Ferrari is famous for this exclusive approach, and watch expert Eric Wind told Robb Rerport that he thinks, “Ferrari makes more money from certified pre-owned models than new ones, so perhaps Rolex feels it is a great revenue source or, at least, can help their authorized retailers make more money.”
Just last year, we reported that the pre-owned luxury watch market was going to outpace the new market over the next decade. My colleague Demetrius Simms wrote that, “In 2022, pre-owned watch sales rose by 20 percent year-over-year to $27 billion (€25 billion). New watch sales, meanwhile, only climbed 12 percent to $56 billion (€52 billion).” The report by Swiss firm LuxeConsult went on to project massive growth for pre-owned watches in the coming years.

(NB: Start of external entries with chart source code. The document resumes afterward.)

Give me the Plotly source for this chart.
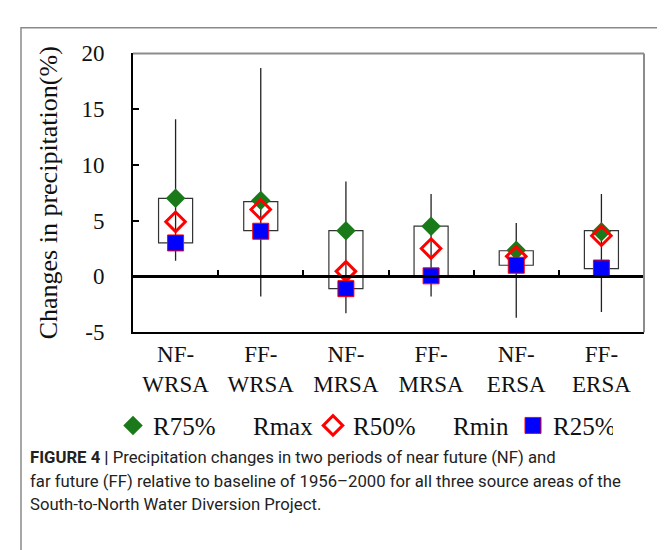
import plotly.graph_objects as go

categories = ["NF-<br>WRSA", "FF-<br>WRSA", "NF-<br>MRSA", "FF-<br>MRSA", "NF-<br>ERSA", "FF-<br>ERSA"]
r75 = [7.0, 6.8, 4.1, 4.5, 2.35, 4.0]
r50 = [4.9, 6.0, 0.45, 2.5, 1.8, 3.65]
r25 = [3.0, 4.05, -1.1, 0.05, 1.0, 0.75]
rmax = [14.1, 18.7, 8.5, 7.4, 4.8, 7.4]
rmin = [1.4, -1.8, -3.3, -1.8, -3.7, -3.2]
box_low = [3.0, 4.1, -1.1, 0.0, 1.0, 0.7]
box_high = [7.0, 6.7, 4.1, 4.5, 2.3, 4.1]
yticks = [-5, 0, 5, 10, 15, 20]
ytick_text = ["-5", "0", "5", "10", "15", "20"]

W, H = 665, 550
L, R, T, B = 125, 636, 35, 327
xs = list(range(len(categories)))

serif = "Liberation Serif"

fig = go.Figure()

# boxes (R25..R75)
fig.add_trace(go.Bar(
    x=xs, y=[h - l for h, l in zip(box_high, box_low)], base=box_low, width=0.4,
    marker=dict(color="rgba(255,255,255,0)", line=dict(color="#333333", width=1.2)),
    showlegend=False, hoverinfo="skip"))

# whiskers
wx, wy = [], []
for i in xs:
    wx += [i, i, None]
    wy += [rmin[i], rmax[i], None]
fig.add_trace(go.Scatter(x=wx, y=wy, mode="lines", line=dict(color="#222222", width=1.3),
                         showlegend=False, hoverinfo="skip"))

fig.add_trace(go.Scatter(x=xs, y=r75, mode="markers", name="R75%",
                         marker=dict(symbol="diamond", size=15, color="#1a7a1a")))
fig.add_trace(go.Scatter(x=xs, y=rmax, mode="markers", name="Rmax",
                         marker=dict(size=1, color="rgba(0,0,0,0)")))
fig.add_trace(go.Scatter(x=xs, y=r50, mode="markers", name="R50%",
                         marker=dict(symbol="diamond-open", size=15, color="#ff0000",
                                     line=dict(width=3, color="#ff0000"))))
fig.add_trace(go.Scatter(x=xs, y=rmin, mode="markers", name="Rmin",
                         marker=dict(size=1, color="rgba(0,0,0,0)")))
fig.add_trace(go.Scatter(x=xs, y=r25, mode="markers", name="R25%",
                         marker=dict(symbol="square", size=16, color="#0000ff",
                                     line=dict(width=1, color="#ff0000"))))

ydom = [1 - B / H, 1 - T / H]
xdom = [L / W, R / W]
zero_pos = ydom[0] + (0 - (-5)) / 25 * (ydom[1] - ydom[0])

fig.update_layout(
    width=W, height=H, margin=dict(l=0, r=0, t=0, b=0),
    paper_bgcolor="white", plot_bgcolor="white",
    barmode="overlay",
    xaxis=dict(domain=xdom, range=[-0.5, 5.5], tickvals=xs, ticktext=categories,
               showgrid=False, zeroline=False, showline=True, linecolor="black", linewidth=2,
               ticks="", tickfont=dict(family=serif, size=23, color="#111"), fixedrange=True),
    xaxis2=dict(domain=xdom, range=[-0.5, 5.5], overlaying="x", anchor="free", position=zero_pos,
                tickvals=[0.5, 1.5, 2.5, 3.5, 4.5], ticks="inside", ticklen=6, tickwidth=2,
                tickcolor="black", showticklabels=False, showline=True, linecolor="black",
                linewidth=2.5, showgrid=False, zeroline=False),
    yaxis=dict(domain=ydom, range=[-5, 20], tickvals=yticks, ticktext=ytick_text,
               ticks="inside", ticklen=6,
               tickwidth=1.5, tickcolor="black", showline=True, linecolor="black", linewidth=2,
               showgrid=False, zeroline=False, ticklabelstandoff=22,
               tickfont=dict(family=serif, size=23, color="#111"),
               title=dict(text="Changes in precipitation(%)", standoff=16,
                          font=dict(family=serif, size=26, color="#111"))),
    legend=dict(orientation="h", x=105 / W, xanchor="left", y=1 - 425 / H, yanchor="middle",
                font=dict(family=serif, size=25, color="#111"), bgcolor="rgba(0,0,0,0)",
                entrywidth=55, entrywidthmode="pixels", itemsizing="trace"),
    showlegend=True,
)
# dummy trace on xaxis2 so it renders
fig.add_trace(go.Scatter(x=[None], y=[None], xaxis="x2", showlegend=False))

# plot frame top/right in gray
fig.add_shape(type="line", xref="paper", yref="paper", x0=xdom[0], x1=xdom[1], y0=ydom[1], y1=ydom[1],
              line=dict(color="#8c8c8c", width=2))
fig.add_shape(type="line", xref="paper", yref="paper", x0=xdom[1], x1=xdom[1], y0=ydom[0], y1=ydom[1],
              line=dict(color="#8c8c8c", width=2))
# outer frame
fig.add_shape(type="rect", xref="paper", yref="paper", x0=13 / W, x1=660 / W, y0=-0.05, y1=1 - 8 / H,
              line=dict(color="#8a8a8a", width=1.5))

cap_font = dict(family="Roboto", size=16.7, color="#222")
caption = [
    "<b>FIGURE 4 |</b> Precipitation changes in two periods of near future (NF) and",
    "far future (FF) relative to baseline of 1956–2000 for all three source areas of the",
    "South-to-North Water Diversion Project.",
]
for i, line in enumerate(caption):
    fig.add_annotation(text=line, xref="paper", yref="paper", x=20 / W, y=1 - (458 + 25 * i) / H,
                       xanchor="left", yanchor="middle", showarrow=False, font=cap_font)

fig.write_html("out.html")
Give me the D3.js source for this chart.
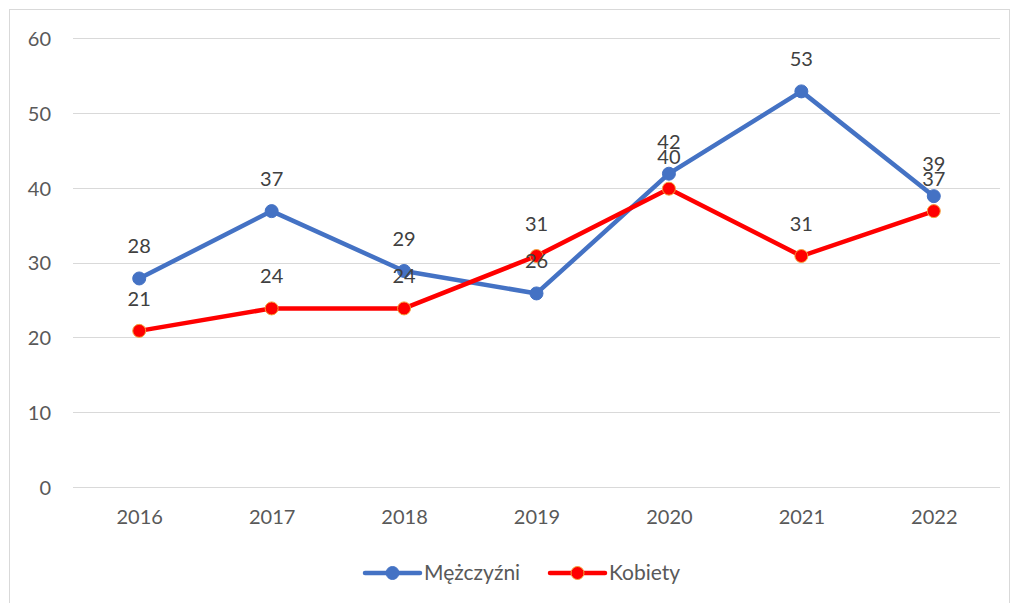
<!DOCTYPE html>
<html><head><meta charset="utf-8">
<script src="https://cdn.jsdelivr.net/npm/d3@7"></script>
<style>body{margin:0;background:#fff}svg{display:block}</style>
</head><body>
<script>
const years = ["2016","2017","2018","2019","2020","2021","2022"];
const men = [28,37,29,26,42,53,39];
const women = [21,24,24,31,40,31,37];
const yTicks = [0,10,20,30,40,50,60];
const seriesNames = ["Mężczyźni","Kobiety"];

const W=1018,H=603;
const font="Lato, 'Open Sans', sans-serif";
const fs=20;
const svg=d3.select("body").append("svg").attr("width",W).attr("height",H);
svg.append("rect").attr("x",9.5).attr("y",9.5).attr("width",1000).attr("height",620)
  .attr("fill","#fff").attr("stroke","#d9d9d9").attr("stroke-width",1);

const x=d3.scalePoint().domain(years).range([73,1000]).padding(0.5);
const y=d3.scaleLinear().domain([0,60]).range([488,39]);

const grid=svg.append("g");
grid.selectAll("line").data(yTicks).join("line")
  .attr("x1",73).attr("x2",1000).attr("y1",d=>Math.round(y(d))-0.5).attr("y2",d=>Math.round(y(d))-0.5)
  .attr("stroke","#d9d9d9").attr("stroke-width",1);

const yAxis=svg.append("g").attr("transform","translate(73,0)")
  .call(d3.axisLeft(y).tickValues(yTicks).tickSize(0).tickPadding(22));
yAxis.select(".domain").remove();
yAxis.selectAll("text").attr("font-family",font).attr("font-size",fs).attr("fill","#595959");

const xAxis=svg.append("g").attr("transform","translate(0,487)")
  .call(d3.axisBottom(x).tickSize(0).tickPadding(23));
xAxis.select(".domain").remove();
xAxis.selectAll("text").attr("font-family",font).attr("font-size",fs).attr("fill","#595959");

const series=[
  {name:seriesNames[0],vals:men,color:"#4472C4",mstroke:"#4472C4"},
  {name:seriesNames[1],vals:women,color:"#FF0000",mstroke:"#F4A13A"}
];
const line=d3.line().x((d,i)=>x(years[i])).y(d=>y(d));
series.forEach(s=>{
  svg.append("path").datum(s.vals).attr("d",line).attr("fill","none")
    .attr("stroke",s.color).attr("stroke-width",4.5).attr("stroke-linejoin","round").attr("stroke-linecap","round");
});
series.forEach(s=>{
  svg.append("g").selectAll("circle").data(s.vals).join("circle")
    .attr("cx",(d,i)=>x(years[i])).attr("cy",d=>y(d)).attr("r",6.5)
    .attr("fill",s.color).attr("stroke",s.mstroke).attr("stroke-width",1);
});
series.forEach(s=>{
  svg.append("g").selectAll("text").data(s.vals).join("text")
    .attr("x",(d,i)=>x(years[i])).attr("y",d=>y(d)-25)
    .attr("text-anchor","middle").attr("font-family",font).attr("font-size",fs).attr("fill","#404040")
    .text(d=>d);
});

// legend
const leg=[{x:365,s:series[0]},{x:550,s:series[1]}];
leg.forEach(l=>{
  const g=svg.append("g");
  g.append("line").attr("x1",l.x).attr("x2",l.x+55).attr("y1",573).attr("y2",573)
    .attr("stroke",l.s.color).attr("stroke-width",4.5).attr("stroke-linecap","round");
  g.append("circle").attr("cx",l.x+27.5).attr("cy",573).attr("r",6.5)
    .attr("fill",l.s.color).attr("stroke",l.s.mstroke).attr("stroke-width",1);
  g.append("text").attr("x",l.x+59).attr("y",573).attr("dy","0.35em")
    .attr("font-family",font).attr("font-size",fs + 1).attr("fill","#595959").text(l.s.name);
});
</script>
</body></html>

Is Rolex shorting the new market to drive sales toward the increasingly profitable pre-owned market? Is this why I can’t get my hands on a $15,100 new steel Daytona but can readily spend over $32,000 for a used one?
Maybe the trick is to just give up on the Daytona and settle for one of Rolex’s other excellent watches, which on the pre-owned market we’ve reported can now be had right at around retail prices, and sometimes below. That’s good news. But if you absolutely must buy a Rolex Daytona at retail, I’m afraid we don’t have any good news to share.